Изменить размер шрифта - +
Контраст между ними был разителен. Хедли бесило, что человек, который не носит галстука и не пользуется дезодорантом, обладает хотя бы какой-либо всенародной известностью. Это был полнейший абсурд.

– Ты как-то странно на меня смотришь, – сказал Дейв. – В чем дело?

– Просто задумался. Некоторые вещи не меняются. Ты такой же, как был, даже хуже.

– А мне тебя жаль, – ответил Дейв. – Никогда не думал, что ты будешь работать в магазине телевизоров.

В школе они с Дейвом вместе ходили в шахматный клуб. Дейв заманил его на собрание Молодежного социалистического союза, где Хедли отдал двадцать пять центов на победу революции, хотя был очень далек от подобных идей. В колледже Дейв ловко проник в штат университетского литературного журнала, юмористического ежемесячника и еженедельной газеты.

В 1948 году Дейв Гоулд уговорил Стюарта Хедли вступить в Независимую прогрессивную партию и сходить на выступления Генри Уоллеса и Глена Тейлора – кандидатов от этой партии. Эллен Эйнсуорт печатала на мимеографе трафаретные надписи «Студенты – за Уоллеса». Когда Уоллес позорно провалился на выборах, Стюарт Хедли вышел из НПП, а Дейв Гоулд вступил в Конгресс гражданских прав и начал учить русский в Калифорнийской рабочей школе Сан-Франциско.

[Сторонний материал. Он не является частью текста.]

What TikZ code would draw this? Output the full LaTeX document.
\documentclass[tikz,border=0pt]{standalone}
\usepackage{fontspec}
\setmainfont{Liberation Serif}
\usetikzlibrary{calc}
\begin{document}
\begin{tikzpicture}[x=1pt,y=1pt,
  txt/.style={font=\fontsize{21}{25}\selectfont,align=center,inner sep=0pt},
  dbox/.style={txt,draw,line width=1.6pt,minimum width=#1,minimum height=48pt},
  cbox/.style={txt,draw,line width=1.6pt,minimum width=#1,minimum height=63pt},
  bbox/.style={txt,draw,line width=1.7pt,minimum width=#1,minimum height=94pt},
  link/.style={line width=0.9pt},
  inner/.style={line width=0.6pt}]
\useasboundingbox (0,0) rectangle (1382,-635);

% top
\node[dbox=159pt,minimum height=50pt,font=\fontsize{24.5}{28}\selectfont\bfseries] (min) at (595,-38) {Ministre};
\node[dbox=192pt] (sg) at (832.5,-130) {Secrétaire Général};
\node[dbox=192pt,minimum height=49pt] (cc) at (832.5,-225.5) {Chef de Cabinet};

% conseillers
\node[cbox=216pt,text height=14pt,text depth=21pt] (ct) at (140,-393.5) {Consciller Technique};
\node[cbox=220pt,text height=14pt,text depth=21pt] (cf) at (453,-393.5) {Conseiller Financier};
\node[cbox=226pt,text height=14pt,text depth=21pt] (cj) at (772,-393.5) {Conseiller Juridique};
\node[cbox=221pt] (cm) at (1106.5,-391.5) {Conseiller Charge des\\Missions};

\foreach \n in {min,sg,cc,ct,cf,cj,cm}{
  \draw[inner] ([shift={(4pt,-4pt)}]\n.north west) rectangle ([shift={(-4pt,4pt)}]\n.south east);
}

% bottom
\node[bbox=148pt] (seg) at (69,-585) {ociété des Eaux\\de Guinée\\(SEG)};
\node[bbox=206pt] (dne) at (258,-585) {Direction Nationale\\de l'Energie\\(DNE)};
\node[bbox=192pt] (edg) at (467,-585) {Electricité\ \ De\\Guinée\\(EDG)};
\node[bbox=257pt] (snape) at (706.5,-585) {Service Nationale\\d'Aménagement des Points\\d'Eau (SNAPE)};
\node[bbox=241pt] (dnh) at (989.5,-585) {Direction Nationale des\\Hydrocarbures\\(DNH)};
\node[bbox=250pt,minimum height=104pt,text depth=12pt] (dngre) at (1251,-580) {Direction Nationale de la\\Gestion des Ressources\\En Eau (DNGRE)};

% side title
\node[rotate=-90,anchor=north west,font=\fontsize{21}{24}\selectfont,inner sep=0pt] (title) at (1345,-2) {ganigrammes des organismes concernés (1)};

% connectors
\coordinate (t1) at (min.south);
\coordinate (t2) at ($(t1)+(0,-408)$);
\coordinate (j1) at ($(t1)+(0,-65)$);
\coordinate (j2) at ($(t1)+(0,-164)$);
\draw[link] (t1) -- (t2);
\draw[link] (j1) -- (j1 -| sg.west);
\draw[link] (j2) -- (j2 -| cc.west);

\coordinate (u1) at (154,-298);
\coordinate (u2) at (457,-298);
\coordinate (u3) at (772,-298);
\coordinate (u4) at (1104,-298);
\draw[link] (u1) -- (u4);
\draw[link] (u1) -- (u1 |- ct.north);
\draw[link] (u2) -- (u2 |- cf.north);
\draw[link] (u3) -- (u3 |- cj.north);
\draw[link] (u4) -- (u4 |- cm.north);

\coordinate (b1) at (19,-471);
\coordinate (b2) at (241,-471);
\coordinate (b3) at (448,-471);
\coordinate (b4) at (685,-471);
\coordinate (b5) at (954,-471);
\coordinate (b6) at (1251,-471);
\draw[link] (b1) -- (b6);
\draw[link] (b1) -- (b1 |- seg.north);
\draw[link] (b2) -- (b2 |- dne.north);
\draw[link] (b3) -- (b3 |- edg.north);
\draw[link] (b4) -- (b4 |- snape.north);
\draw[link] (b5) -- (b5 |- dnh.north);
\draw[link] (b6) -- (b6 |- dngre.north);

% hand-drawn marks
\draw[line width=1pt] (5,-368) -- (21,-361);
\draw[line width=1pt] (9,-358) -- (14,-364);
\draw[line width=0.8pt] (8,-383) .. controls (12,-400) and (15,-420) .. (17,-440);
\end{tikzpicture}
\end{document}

На кухне громкий хриплый смех Лоры Гоулд заглушал бульканье кипящей воды. В квартире было тепло, уютно от запахов еды, светло от желтого света, но тесно от людей и начищенной мебели. Между женщинами не чувствовалось столь же сильного контраста, как между мужчинами. Толстая и неуклюжая Эллен бродила вразвалку по кухне, ее мягкие каштановые волосы были стянуты резинкой, а спереди выпирал костюм для беременных. Из-за огромного живота ее ноги казались худыми и бледными; Эллен носила короткие белые носки, мокасины без шнурков, не пользовалась косметикой и не красила ногти. Ее кожа была слегка веснушчатой, нежной, почти молочной, губы и глаза – бесцветными. Ну а Лора Гоулд была дородной женщиной с жесткими черными волосами, толстыми лодыжками, неопрятными руками и торчащими зубами. Она носила серый свитер, мятую черную рубашку и кроссовки. Нос у нее был бородавчатый и горбатый.

Задумчиво глядя на нее, Стюарт Хедли мысленно поразился, как это его угораздило связаться с евреями. Конечно, Дейв отличался от большинства из них: он не был прощелыгой. Но все равно у него было множество еврейских черт, прежде всего – нечистоплотность… Он жевал с открытым ртом, ронял жирные кусочки еды вокруг тарелки, ставил пятна на книгах…

Хедли попытался проследить историю их знакомства: почему он начал общаться с Дейвом Гоулдом? Вспомнил школьного учителя физики с его развевающейся белой накидкой, который организовал шахматный клуб и долгими вечерами после занятий обсуждал с ними Дарвина и Эйнштейна. Разумеется, в те времена они с Дейвом были демократами, оба носили пуговицы с Рузвельтом-Трумэном и жестоко дрались с парнями-республиканцами из богатых семей с холма.

В те дни их объединяла Демократическая партия. Отец Дейва Гоулда работал отделочником древесины на мебельной фабрике, носил с собой обеденный судок и ходил в спецовке. А отец Стюарта Хедли был богатым нью-йоркским врачом из верхушки среднего класса, но затем погиб в автокатастрофе. В школе Стюарт носил белую рубашку и джинсы, Дейв – тоже. Они носили обычную одежду, отличаясь от богатых парней с холма, которые щеголяли в дорогих слаксах и свитерах, водили начищенные до блеска машины, были членами студенческих братств и устраивали вечеринки с танцами. Позднее общность одежды и интересов распалась. То, что раньше казалось глубинным родством, переросло в явное расхождение. Оглядываясь назад, Хедли понимал, что собрание Молодежного социалистического союза было для него всего-навсего академической лекцией, изложением идей, как на уроках физики и на шахматных занятиях.